#4033 ミュンヘンで銃乱射、9人死亡

Shooting Rampage in Munich Kills 9

At least nine people were killed and 27 more injured
Friday after an 18-year-old man with dual German and Iranian citizenship went on a shooting spree at a shopping center in Munich before committing suicide.

■チェック

・shooting rampage 銃乱射
・dual citizenship 二重国籍
・go on a shooting spree 銃を乱射する
・commit suicide 自殺する

■対訳

「ミュンヘンで銃乱射、9人死亡」

ドイツとイランの二重国籍を持つ18歳の男が、金曜日にミュンヘンのショッピンセンターで銃を乱射し、少なくとも9人が死亡、27人が負傷した。男はその後自殺を図った。

■訳出のポイント

shooting rampage は日本語の 「銃乱射」 に当たる表現です。

rampage は 「暴れまわること」 「凶暴な行為」 を意味する名詞。

そこで、shooting rampage は

「発砲して暴れまわること」 → 「銃乱射」 ということです。

また、本文で登場している shooting spree も同様に 「銃乱射」 を指します。

spree の方は、もともと 「浮かれ騒ぎ」 「バカ騒ぎ」 という名詞で「酒盛り」 「どんちゃん騒ぎ」 あるいは、ある活動について「やりたい放題」 「~ざんまい」 の意味でも使われます。

例えば、

a shopping spree は 「買い物しまくること」 「買い物ざんまい」 「爆買い」

の意ですし、

a killing spree だと 「殺しまくること」 「立て続けに殺すこと」 「大虐殺」です。

したがって、a shooting spree は 「銃を撃ちまくること」 → 「銃乱射」 となります。

今日の場合は、

go on a shooting spree で 「銃乱射(騒ぎ)を起こす」 「銃を乱射する」

という形になっています。

dual は 「ふたつの」 「ふたつの部分から成る」 「二重の」 という形容詞。

dual citizenship で 「二重国籍」 です。

そこで

an 18-year-old man with dual German and Iranian citizenship

の部分は

「ドイツとイランの二重国籍を持った18歳の男」

ということです。

某CMの 「結果にコミットする」 というフレーズで日本語に浸透した「コミットする」 という言葉の語源 commit 。

このフレーズの 「コミットする」 は、

commit to the result 「結果に対する責任を持つ」

という表現から作られた和製英語なのでしょう。

このように、commit は 「約束する」 「誓う」 「決意する」 といった意味でも用いられる動詞です。

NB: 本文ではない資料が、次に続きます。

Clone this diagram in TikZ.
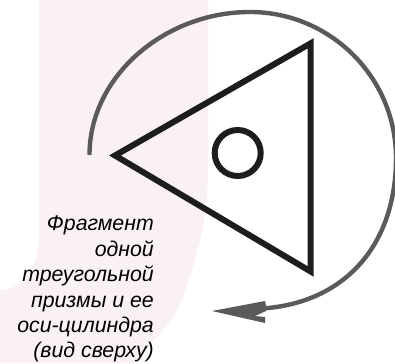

ただし、今日の場合は、人が罪や過失など(通常ネガティブなこと)「を犯す」という意味で使われています。

例えば

commit murder 「殺人を犯す」、

commit an error 「間違いを犯す」

という具合です。

suicide は 「自殺」 ですが、murder 「殺人」 robbery 「強盗」 などと並んで、「自殺」 が “(罪を)犯す” という表現の範疇に入っているのは、我々日本人にとっては少し違和感があるかもしれませんね。

これは、キリスト教(カトリック)を土台とする西洋文化では、伝統的に

自殺 = “神から与えられた生命を自ら断つことは(神に対する)罪”

とされてきたからです。

現在社会ではこうした考え方は薄れていますが、commit suicide という表現として残っているのだと理解しておきましょう。

また、日常会話では kill oneself という言い方もよく使われるので、あわせておぼえておくといいですね。

ドイツ南部の都市ミュンヘンで22日に起きた銃乱射事件のニュースです。

買い物客で賑わうショッピングセンターの向かいにあるマクドナルドで男が突然店内の客に向かって無差別銃撃。

男はそのままショッピングセンターに侵入して発砲を繰り返したといいます。

その後、現場から約1キロ離れた場所で自殺を図ったとみられる容疑者が発見されましたが、銃乱射で9人が死亡、負傷者も27人にのぼりました。

男は、ミュンヘンで生まれ育ったイラン系の18歳ということです。
■編集後記

毎週、いや毎日のように銃や刃物によるテロ的な殺傷事件が報道されています。南部ニースで起きたトラック突入テロの記憶はまだ生々しく残っています。こうなってくるとリオ五輪は本当に警戒しなくてはいけません。先日もブラジルでテロを企てていたとして10人のブラジル人が拘束されています。競技会場は厳重な警備が敷かれていると思いますが、レストランなど人が集まる警備が希薄なソフトターゲットは要注意が必要です。

 

(裏)関東梅雨明けは今週の木曜から週末にかけてか。